Criminal is so far focusing on how to accurately restate the holding from a case. Should we have learned this earlier? Probably. Our prof is billed as the school's "most Socratic." He chides students who say the opinion "quoted" an authority when it merely cited to it. Today he spent part of class talking about I.A. Richards. So far we've spent every day dragging the holding out of the case, often in excruciating detail. By the time we are done, we have stuff on the white board that looks like sentence diagramming. I'm actually pretty happy with this, being both a former English major and an anal-retentive freak.

Yesterday, I picked up my Contracts problem set from last quarter. I could not remember writing it, and furthermore, I couldn't understand what I said. Nonetheless, I did OK, gradewise (as did everyone). Typical example of my prose:
However, under Rest. 237, a court would impose a constructive condition of exchange and hold that the Broker’s promise to “use reasonable efforts to procure a ready, willing, and able Buyer of the property in accordance with the price, terms, and conditions” of the agreement is a condition of the Seller’s further performance in paying the Broker. A court would probably not hold that the Broker’s advertisement of the property, posting of “for sale” signs, and cooperating with other brokers was a constructive condition of exchange, because those requirements go to method of performance rather than the substance of performance.
WHAT??

Probably the clearest sentence in the whole 7 pages:
A credible reading of the contract would find that the clause is intended to manage the risk of the Seller finding his own buyer while the Broker is performing, not insulate the Broker against the risk of his own nonperformance.
OK, that's recognizable.

Eventually, after re-reading, it began to make sense. It's also kind of unfortunate that I dumped all that knowledge so quickly--I'll need it for the bar.

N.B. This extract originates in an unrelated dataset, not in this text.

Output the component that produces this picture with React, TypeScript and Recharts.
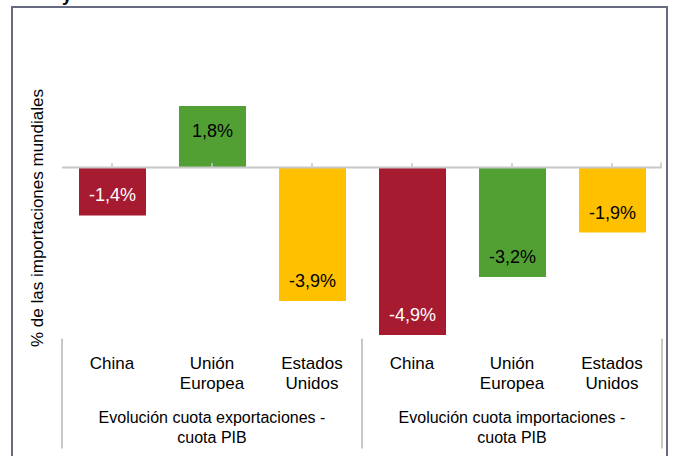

I got the summer externship of the odd interview, so that's good. However, I'm feeling kind of ambivalent about it because after my trip to New Orleans, I was thinking it would be good to do a volunteer gig down there this summer, because I could probably stay with Ms. C, and because helping people keep their homes is God's work, and because the whole Common Ground vibe took me back to my student co-op days, which were good. But nailing employers for OSHA and minimum wage violations is also God's work, and if I still feel this way next summer, there will be plenty to do then.

Still, I'm worrying that I'm making a choice that's safe and makes sense, but goes against my heart. Since I came to law school to find more meaningful and challenging work, that's not good. Grph.

5 Comments:

At 11:57 PM, March 29, 2006, Anonymous Anonymous said...

For those of what aren't in Criminal this quarter (alls I know is that if the guy isn't guilty, what the hell is he doing at the defendant's table?), what means this: "accurately restate the holding from a case". Restate? What, didn't get it right the first time? The holding from a case? As in, we hold this class to be Socratic?

>accurately restate the holding from a case

You're welcome. :-)

-- Mike

 
At 11:59 PM, March 29, 2006, Anonymous Anonymous said...

Hmm, ye olde copy and paste error, definitely detracts from the intended effect. Still, one must try, try again.

>the person who insisted I start this blog, subtly nags

You're welcome.

Whew. That restatement we hold to be correct.

-- M (again)

PS My CAPTCHA string this time is "nkigaffs", which sounds like something a comic-book character might say while being stangled.

 
At 8:03 AM, March 30, 2006, Blogger Unknown said...

heh. my CAPTCHA string right now is "bozduake," which sounds like something bill or ted might say while being strangled.

i just wanted to say how nice it is to know that they are making use of the New Criticism in law school. nobody reads guys like i.a. richards in english anymore (not entirely correct...i had to read him, among others, in a critical theory survey course back at uvm). but then, people in psychology tell us english-y types "nobody reads freud in psychology anymore." and the economists say the same thing about marx.

 
At 8:20 AM, March 30, 2006, Blogger ohplease said...

Actually, arguchik, that sounds more like some kind of Japanese slash pr0n in which the Bo and Luke Duke get it on with Boss Hogg... Of course, mine's "oaxoy," about which I have nothing to say.

 
At 10:03 PM, March 30, 2006, Blogger Unknown said...

well now mine's "wgymmttk" which...i don't know...some weird new automated household cleaning device?

yours reminds me of edison's phone greeting: "ahoy-hoy." only the "x" makes me think aztec. so...an aztec phone greeting?